The other day my husband and I had, what some people might consider, an argument. I considered it a “knock-down, drag-out, come-to-Jesus” meeting of two rotten souls who were ready to do battle with each other.
He sat in a chair on one side of my desk, looking well rested in his starched khaki shirt and green slacks with his ribbons neatly stacked on his shoulder, fresh from a nap and a hot shower.
I sat in a chair on the other side of my desk, looking worn and frazzled in my flannel pants and holey tee-shirt, with my hair haphazardly piled on my head, chugging through another long work day.
The only things that stood between us were my computer, three empty coffee mugs, and a whole lot of hurt feelings.
We were entering day 5 (or was it 6?) of a stalemate. We sat there, staring at each other. The air was thick with the previously uttered angry words; contempt for each other just floating around my office like dust.
What were we fighting about, you ask?
A week earlier, while studying for a play, I had the audacity to ask him to help me. He basically told me to go haze myself. An hour later, he asked me to help him study a flight manual, and I- repeating his words verbatim- told him to go haze himself.
That launched us into a 5 (or was it 6?) day battle of epic proportions. It all centered on how valuable his time as an aviation student truly is.

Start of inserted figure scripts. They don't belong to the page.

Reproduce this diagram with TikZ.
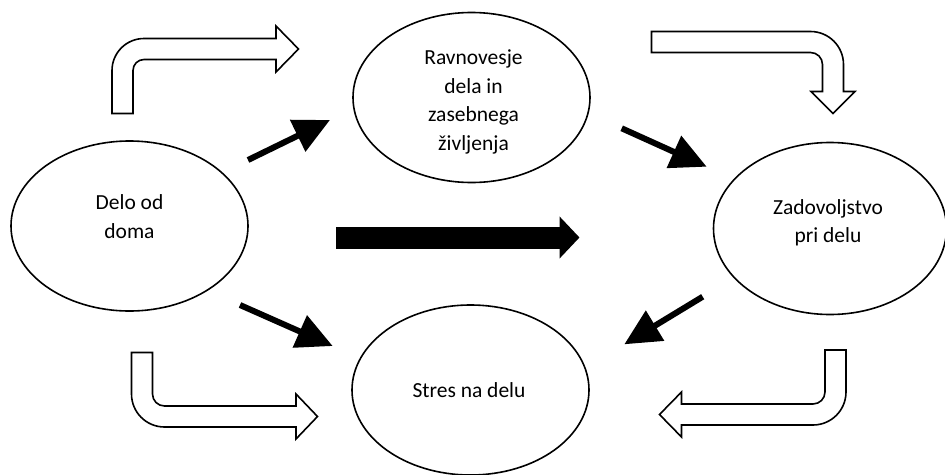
\documentclass[tikz,border=0pt]{standalone}
\usepackage{fontspec}
\setmainfont{Carlito}
\usetikzlibrary{shapes.geometric,arrows.meta}

\tikzset{
  oval/.style={ellipse, draw, line width=1.6pt, inner sep=0pt,
    minimum width=237pt, minimum height=170pt},
  words/.style={align=center, inner sep=0pt,
    font=\fontsize{21.5}{28.5}\selectfont},
  push/.style={line width=6pt, -{Triangle[length=36pt,width=34pt]}},
  hollow/.style={draw, fill=white, line width=1.6pt, line join=miter}
}

\begin{document}
\begin{tikzpicture}[x=1pt, y=-1pt]
    \useasboundingbox (0,0) rectangle (945,474);
    % Ellipses
    \node[oval] (doma) at (129.5,226) {};
    \node[oval] (ravno) at (471.5,97.5) {};
    \node[oval, minimum width=233pt, minimum height=172pt] (zado) at (830,228.5) {};
    \node[oval] (stres) at (470.5,390) {};
    % Texts
    \node[words] (domat) at (129.5,216.5) {Delo od\\doma};
    \node[words] (ravnot) at (473.5,102) {Ravnovesje\\dela in\\zasebnega\\življenja};
    \node[words] (zadot) at (828,223) {Zadovoljstvo\\pri delu};
    \node[words] (stresat) at (469,390) {Stres na delu};
    % Black arrows
    \coordinate (p1) at (248,160);   \coordinate (q1) at (330,120);
    \coordinate (p2) at (621.7,128.3); \coordinate (q2) at (706.7,166.7);
    \coordinate (p3) at (240,305);   \coordinate (q3) at (332.7,346);
    \coordinate (p4) at (702.7,296.7); \coordinate (q4) at (624.3,344.3);
    \coordinate (p5) at (336,237.5); \coordinate (q5) at (579.5,237.5);
    \draw[push] (p1) -- (q1);
    \draw[push] (p2) -- (q2);
    \draw[push] (p3) -- (q3);
    \draw[push] (p4) -- (q4);
    \draw[line width=22pt, -{Triangle[length=20pt,width=41pt]}] (p5) -- (q5);
    % Bent hollow arrows
    \path[hollow] (112,113.5) -- (112,70.5) arc (180:270:32) -- (276,38.5)
        -- (276,26) -- (298.5,49) -- (276,72) -- (276,59.5)
        -- (144,59.5) arc (270:180:11) -- (133,113.5) -- cycle;
    \path[hollow] (651.5,31.5) -- (810.5,31.5) arc (270:360:33) -- (843.5,91.5)
        -- (855,91.5) -- (833,113.5) -- (811,91.5) -- (822.5,91.5)
        -- (822.5,64.5) arc (360:270:12) -- (651.5,52.5) -- cycle;
    \path[hollow] (131.5,352.5) -- (131.5,394) arc (180:90:33) -- (296,427)
        -- (296,439) -- (317.5,416.5) -- (296,394) -- (296,406)
        -- (164.5,406) arc (90:180:12) -- (152.5,352.5) -- cycle;
    \path[hollow] (846,350) -- (846,392) arc (0:90:33) -- (681.5,425)
        -- (681.5,437) -- (659.5,414.5) -- (681.5,392) -- (681.5,404)
        -- (813,404) arc (90:0:12) -- (825,350) -- cycle;
\end{tikzpicture}
\end{document}
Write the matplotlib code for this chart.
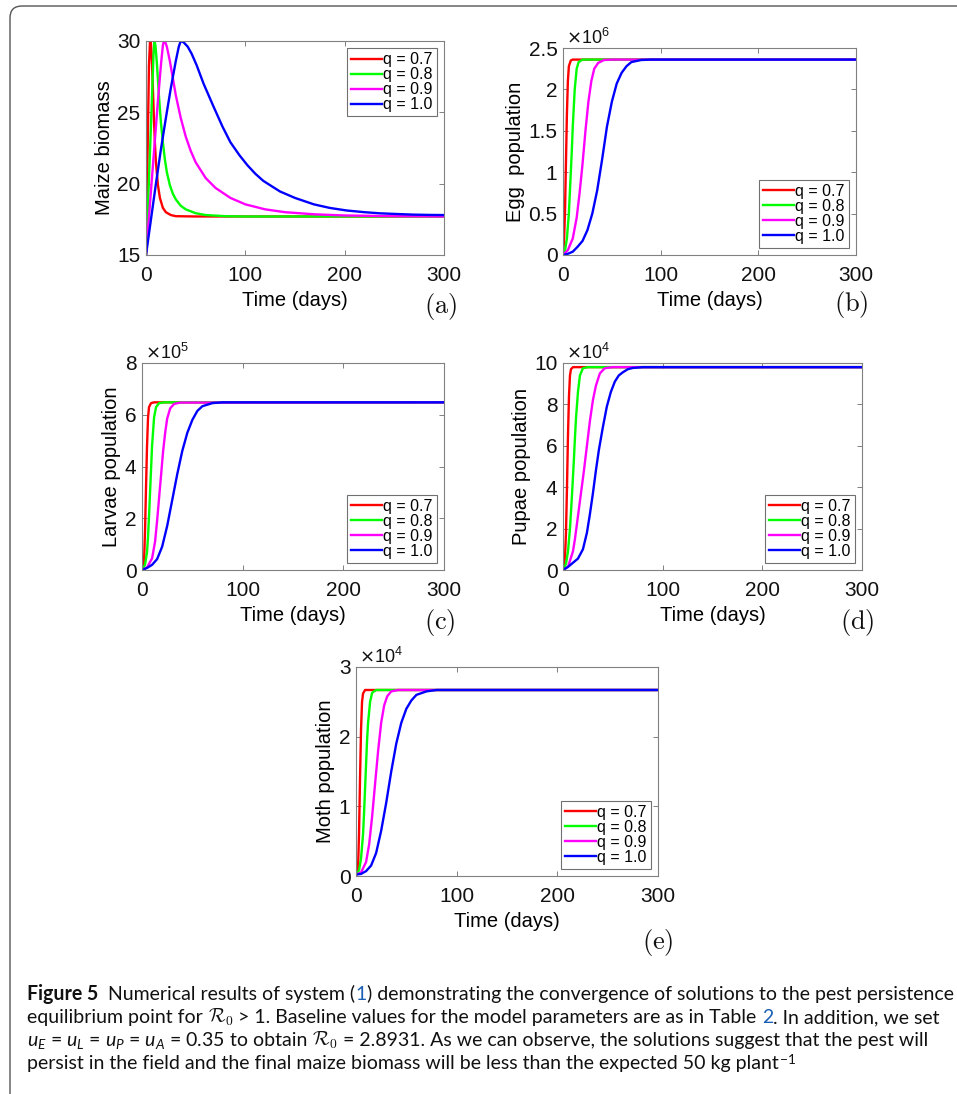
import numpy as np
import matplotlib.pyplot as plt
from matplotlib import font_manager
from matplotlib.patches import FancyBboxPatch
from matplotlib.transforms import IdentityTransform

plt.rcParams['font.family'] = ['Liberation Sans', 'DejaVu Sans']
plt.rcParams['mathtext.fontset'] = 'custom'
plt.rcParams['mathtext.rm'] = 'Lato'
plt.rcParams['mathtext.it'] = 'Lato:italic'

# legend entries / colours
q_labels = ['q = 0.7', 'q = 0.8', 'q = 0.9', 'q = 1.0']
q_colors = ['#ff0000', '#00ff00', '#ff00ff', '#0000ff']

# (a) maize biomass
maize_07_t = [0, 1, 2, 3, 4, 4.5, 5, 6, 7, 8, 9, 10, 12, 14, 17, 20, 25, 30, 50, 300]
maize_07 = [15, 19.5, 24, 28.3, 29.9, 30, 29.8, 28.5, 26.5, 24.5, 22.8, 21.5, 19.9, 19.0, 18.3, 18.0, 17.8, 17.72, 17.7, 17.7]
maize_08_t = [0, 2, 4, 6, 7.5, 8.5, 9.5, 11, 13, 15, 17, 19, 21, 24, 27, 30, 35, 40, 50, 60, 80, 100, 300]
maize_08 = [15, 18.5, 22.2, 26, 29, 30, 29.7, 28.4, 26.2, 24.3, 22.9, 21.7, 20.8, 19.9, 19.3, 18.9, 18.45, 18.2, 17.93, 17.8, 17.72, 17.7, 17.7]
maize_09_t = [0, 4, 8, 12, 15, 17, 18, 19.5, 21, 24, 27, 30, 35, 40, 45, 50, 60, 70, 85, 100, 120, 140, 170, 200, 250, 300]
maize_09 = [15, 18.6, 22.2, 25.8, 28.3, 29.7, 30, 29.9, 29.6, 28.6, 27.4, 26.2, 24.6, 23.3, 22.3, 21.5, 20.4, 19.7, 19.0, 18.55, 18.2, 18.0, 17.85, 17.77, 17.72, 17.7]
maize_10_t = [0, 5, 10, 15, 20, 25, 30, 33, 35, 38, 42, 46, 51, 58, 68, 77, 85, 94, 102, 110, 118, 127, 135, 150, 169, 185, 202, 220, 236, 250, 269, 285, 300]
maize_10 = [15, 17.5, 20.0, 22.4, 24.6, 26.7, 28.6, 29.6, 30, 29.9, 29.6, 29.1, 28.3, 27.0, 25.4, 24.0, 22.9, 22.0, 21.3, 20.7, 20.2, 19.8, 19.45, 19.0, 18.55, 18.3, 18.12, 18.0, 17.92, 17.88, 17.83, 17.81, 17.8]

# (b) eggs, x1e6
egg_07_t = [0, 1, 2, 3, 4, 5, 6, 8, 10, 300]
egg_07 = [0.02, 0.15, 0.5, 1.1, 1.7, 2.1, 2.28, 2.35, 2.36, 2.36]
egg_08_t = [0, 2, 4, 6, 8, 9, 10, 12, 14, 16, 20, 300]
egg_08 = [0.0, 0.05, 0.2, 0.5, 1.0, 1.25, 1.55, 2.0, 2.25, 2.33, 2.36, 2.36]
egg_09_t = [0, 5, 10, 14, 17, 20, 23, 26, 29, 32, 36, 42, 50, 300]
egg_09 = [0, 0.06, 0.2, 0.45, 0.75, 1.1, 1.5, 1.85, 2.1, 2.25, 2.32, 2.355, 2.36, 2.36]
egg_10_t = [0, 5, 10, 15, 20, 25, 30, 35, 40, 45, 50, 55, 60, 65, 70, 80, 90, 300]
egg_10 = [0, 0.015, 0.04, 0.1, 0.17, 0.3, 0.5, 0.78, 1.15, 1.55, 1.85, 2.07, 2.2, 2.28, 2.33, 2.355, 2.36, 2.36]

# (c) larvae, x1e5
larva_07_t = [0, 2, 3, 4, 5, 6, 7, 9, 12, 300]
larva_07 = [0.0, 0.3, 1.5, 3.2, 4.8, 5.9, 6.3, 6.45, 6.48, 6.48]
larva_08_t = [0, 3, 5, 6, 7, 8, 9, 10, 12, 14, 17, 22, 300]
larva_08 = [0, 0.2, 0.7, 1.3, 2.1, 3.0, 3.9, 4.8, 5.9, 6.3, 6.45, 6.48, 6.48]
larva_09_t = [0, 5, 10, 13, 15, 17, 19, 21, 23, 25, 28, 32, 38, 300]
larva_09 = [0, 0.1, 0.45, 1.1, 1.9, 2.8, 3.7, 4.6, 5.3, 5.85, 6.25, 6.42, 6.47, 6.48]
larva_10_t = [0, 5, 10, 15, 20, 25, 30, 35, 40, 45, 50, 55, 60, 70, 80, 300]
larva_10 = [0, 0.08, 0.2, 0.42, 0.9, 1.7, 2.7, 3.7, 4.6, 5.3, 5.8, 6.15, 6.33, 6.45, 6.48, 6.48]

# (d) pupae, x1e4
pupa_07_t = [0, 2, 3, 4, 5, 6, 7, 8, 10, 300]
pupa_07 = [0, 0.6, 1.8, 4.0, 6.5, 8.4, 9.4, 9.7, 9.8, 9.8]
pupa_08_t = [0, 3, 5, 7, 9, 10, 11, 12, 13, 15, 17, 20, 25, 300]
pupa_08 = [0, 0.3, 0.9, 2.0, 3.6, 4.5, 5.4, 6.4, 7.3, 8.6, 9.4, 9.75, 9.8, 9.8]
pupa_09_t = [0, 5, 10, 12, 15, 18, 21, 24, 27, 30, 33, 37, 42, 50, 300]
pupa_09 = [0, 0.15, 0.9, 1.5, 2.6, 3.7, 4.8, 6.0, 7.2, 8.2, 8.9, 9.5, 9.75, 9.8, 9.8]
pupa_10_t = [0, 5, 10, 15, 20, 24, 27, 30, 33, 36, 40, 44, 48, 52, 56, 60, 65, 70, 80, 300]
pupa_10 = [0, 0.15, 0.35, 0.55, 1.0, 1.8, 2.7, 3.7, 4.8, 5.8, 6.9, 7.9, 8.6, 9.1, 9.4, 9.55, 9.7, 9.76, 9.8, 9.8]

# (e) moths, x1e4
moth_07_t = [0, 2, 3, 4, 5, 6, 7, 9, 300]
moth_07 = [0.02, 0.1, 0.6, 1.4, 2.1, 2.5, 2.62, 2.67, 2.67]
moth_08_t = [0, 3, 5, 7, 8, 9, 10, 11, 12, 14, 16, 20, 300]
moth_08 = [0.02, 0.08, 0.25, 0.6, 0.9, 1.25, 1.6, 1.95, 2.2, 2.5, 2.63, 2.67, 2.67]
moth_09_t = [0, 5, 10, 13, 16, 19, 22, 25, 28, 31, 35, 42, 300]
moth_09 = [0.02, 0.05, 0.2, 0.45, 0.85, 1.33, 1.8, 2.2, 2.45, 2.58, 2.65, 2.67, 2.67]
moth_10_t = [0, 5, 10, 15, 20, 25, 30, 35, 40, 45, 50, 55, 60, 70, 80, 300]
moth_10 = [0.02, 0.03, 0.07, 0.15, 0.33, 0.65, 1.05, 1.5, 1.9, 2.2, 2.4, 2.52, 2.6, 2.65, 2.67, 2.67]

W, H = 957, 1094
fig = plt.figure(figsize=(W / 100, H / 100), dpi=100)


def px_axes(left, right, top, bottom):
    return fig.add_axes([left / W, 1 - bottom / H, (right - left) / W, (bottom - top) / H])


def panel(ax, curves, ylim, yticks, ytlabels, ylabel, legloc, mult=None):
    for (t, v), c, lab in zip(curves, q_colors, q_labels):
        ax.plot(t, v, color=c, lw=1.7, label=lab)
    ax.set_xlim(0, 300)
    ax.set_ylim(*ylim)
    ax.set_xticks([0, 100, 200, 300])
    ax.set_yticks(yticks)
    ax.set_yticklabels(ytlabels)
    ax.tick_params(direction='in', top=True, right=True, length=3.5, width=0.7,
                   color='#808080', labelsize=15, labelcolor='#111111')
    ax.tick_params(axis='x', pad=8)
    ax.tick_params(axis='y', pad=4)
    for s in ax.spines.values():
        s.set_color('#808080')
        s.set_linewidth(0.8)
    ax.set_xlabel('Time (days)', fontsize=14.5, labelpad=4)
    ax.set_ylabel(ylabel, fontsize=14.5, labelpad=2.5)
    leg = ax.legend(loc=legloc, fontsize=11.5, handlelength=1.9, handletextpad=0.1,
                    labelspacing=0.0, borderpad=0.25, borderaxespad=0.45,
                    fancybox=False, edgecolor='#707070', framealpha=1)
    leg.get_frame().set_linewidth(0.8)
    if mult is not None:
        ax.text(0.01, 1.0, r'$\times\mathregular{10^{%d}}$' % mult, transform=ax.transAxes,
                ha='left', va='bottom', fontsize=13, color='#111111', math_fontfamily='dejavusans')


ax_a = px_axes(146, 444, 41, 255)
panel(ax_a, [(maize_07_t, maize_07), (maize_08_t, maize_08), (maize_09_t, maize_09), (maize_10_t, maize_10)],
      (15, 30), [15, 20, 25, 30], ['15', '20', '25', '30'], 'Maize biomass', 'upper right')

ax_b = px_axes(563, 856, 48, 255)
panel(ax_b, [(egg_07_t, egg_07), (egg_08_t, egg_08), (egg_09_t, egg_09), (egg_10_t, egg_10)],
      (0, 2.5), [0, 0.5, 1, 1.5, 2, 2.5], ['0', '0.5', '1', '1.5', '2', '2.5'], 'Egg  population',
      'lower right', mult=6)

ax_c = px_axes(142, 444, 363, 570)
panel(ax_c, [(larva_07_t, larva_07), (larva_08_t, larva_08), (larva_09_t, larva_09), (larva_10_t, larva_10)],
      (0, 8), [0, 2, 4, 6, 8], ['0', '2', '4', '6', '8'], 'Larvae population', 'lower right', mult=5)

ax_d = px_axes(563, 862, 363, 570)
panel(ax_d, [(pupa_07_t, pupa_07), (pupa_08_t, pupa_08), (pupa_09_t, pupa_09), (pupa_10_t, pupa_10)],
      (0, 10), [0, 2, 4, 6, 8, 10], ['0', '2', '4', '6', '8', '10'], 'Pupae population', 'lower right', mult=4)

ax_e = px_axes(356, 658, 667, 876)
panel(ax_e, [(moth_07_t, moth_07), (moth_08_t, moth_08), (moth_09_t, moth_09), (moth_10_t, moth_10)],
      (0, 3), [0, 1, 2, 3], ['0', '1', '2', '3'], 'Moth population', 'lower right', mult=4)

# panel tags
for tag, x, y in [('a', 441, 307), ('b', 851, 305), ('c', 440, 623), ('d', 857, 623), ('e', 658, 942)]:
    fig.text(x / W, 1 - y / H, r'$\mathrm{(%s)}$' % tag, fontsize=19, math_fontfamily='cm',
             ha='center', va='center', color='#111111')

# outer frame
frame = FancyBboxPatch((10, -40), 1000, 1088 + 40, boxstyle='round,pad=0,rounding_size=12',
                       transform=IdentityTransform(), fill=False, edgecolor='#555555', lw=1.0)
fig.patches.append(frame)

# caption
blue = '#1a5fb4'
cap_lines = [
    [('Figure 5', dict(weight='bold')), ('  Numerical results of system (', {}), ('1', dict(color=blue)),
     (') demonstrating the convergence of solutions to the pest persistence', {})],
    [('equilibrium point for ', {}), (r'$\mathcal{R}_0$', dict(math_fontfamily='cm')),
     (' > 1. Baseline values for the model parameters are as in Table ', {}), ('2', dict(color=blue)),
     ('. In addition, we set', {})],
    [(r'$u_E$ = $u_L$ = $u_P$ = $u_A$ = 0.35', {}), (' to obtain ', {}),
     (r'$\mathcal{R}_0$', dict(math_fontfamily='cm')),
     (' = 2.8931. As we can observe, the solutions suggest that the pest will', {})],
    [('persist in the field and the final maize biomass will be less than the expected 50 kg plant', {}),
     (r'$^{-1}$', {})],
]
baselines = [94, 71, 48, 25]
x0 = 27
renderer = fig.canvas.get_renderer()


def draw_caption(size):
    out = []
    widths = []
    for pieces, yb in zip(cap_lines, baselines):
        x = x0
        for s, kw in pieces:
            kw = dict(kw)
            kw.setdefault('color', '#111111')
            t = fig.text(x, yb, s, transform=IdentityTransform(), ha='left', va='baseline',
                         fontsize=size, family=['Lato', 'DejaVu Sans'], **kw)
            x = t.get_window_extent(renderer).x1
            out.append(t)
        widths.append(x - x0)
    return out, widths


texts, widths = draw_caption(12)
scale = (953 - x0) / widths[0]
for t in texts:
    t.remove()
draw_caption(12 * scale)

fig.savefig('out.png', dpi=100)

At that point I shouted at him that pilots are a dime-a-dozen. I also said that at the end of the day, when the Marine Corps was done with him, all he had left were his wife and kids.
His response was to shout back at me that maybe the Marine Corps wouldn’t always need him, but at this precise moment, we needed the Marine Corps.
He followed that up with how his time was more important. What he needed from me was more important than what I needed from him. Of course I’m paraphrasing here in order to keep it ‘PG’, but you get the point.
I stared at him, thinking about his words.